Traceback (most recent call last):
  File ".\Torch_to_ONNX_Reduced.py", line 490, in <module>
    do_constant_folding=True, input_names = ['input_1', 'input_2'], output_names = ['output_1', 'output_2'])
  File "E:\Users\tang\Anaconda3\lib\site-packages\torch\onnx\__init__.py", line 148, in export
    strip_doc_string, dynamic_axes, keep_initializers_as_inputs)
  File "E:\Users\tang\Anaconda3\lib\site-packages\torch\onnx\utils.py", line 66, in export
    dynamic_axes=dynamic_axes, keep_initializers_as_inputs=keep_initializers_as_inputs)
  File "E:\Users\tang\Anaconda3\lib\site-packages\torch\onnx\utils.py", line 416, in _export
    fixed_batch_size=fixed_batch_size)
  File "E:\Users\tang\Anaconda3\lib\site-packages\torch\onnx\utils.py", line 279, in _model_to_graph
    graph, torch_out = _trace_and_get_graph_from_model(model, args, training)
  File "E:\Users\tang\Anaconda3\lib\site-packages\torch\onnx\utils.py", line 236, in _trace_and_get_graph_from_model
    trace_graph, torch_out, inputs_states = torch.jit._get_trace_graph(model, args, _force_outplace=True, _return_inputs_states=True)
  File "E:\Users\tang\Anaconda3\lib\site-packages\torch\jit\__init__.py", line 277, in _get_trace_graph
    outs = ONNXTracedModule(f, _force_outplace, return_inputs, _return_inputs_states)(*args, **kwargs)
  File "E:\Users\tang\Anaconda3\lib\site-packages\torch\nn\modules\module.py", line 532, in __call__
    result = self.forward(*input, **kwargs)
  File "E:\Users\tang\Anaconda3\lib\site-packages\torch\jit\__init__.py", line 360, in forward
    self._force_outplace,
RuntimeError: hasSpecialCase INTERNAL ASSERT FAILED at ..\torch\csrc\jit\passes\alias_analysis.cpp:300, please report a bug to PyTorch.
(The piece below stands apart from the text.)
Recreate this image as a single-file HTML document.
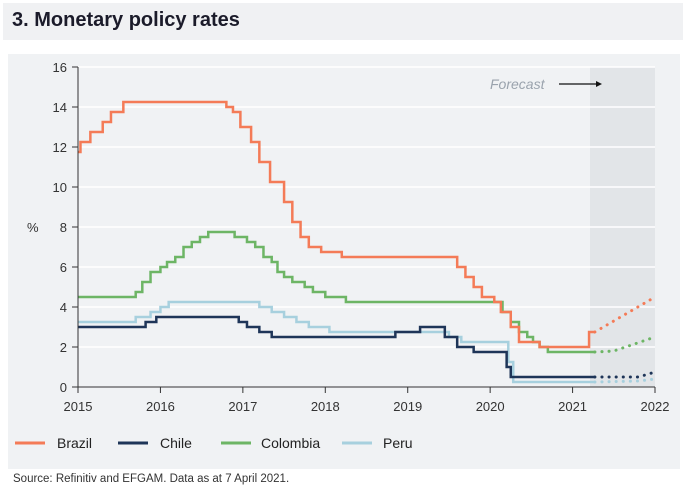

We don't have an op for aten::uniform but it isn't a special case. (analyzeImpl at ..\torch\csrc\jit\passes\alias_analysis.cpp:300)
(no backtrace available)

torch version is 1.4.0+cpu onnx verson is 1.8.0

Can you give me some advice？Thank you in advance.

@wenhaotang It still works fine for me - could you perhaps give it a try on jupyter notebook?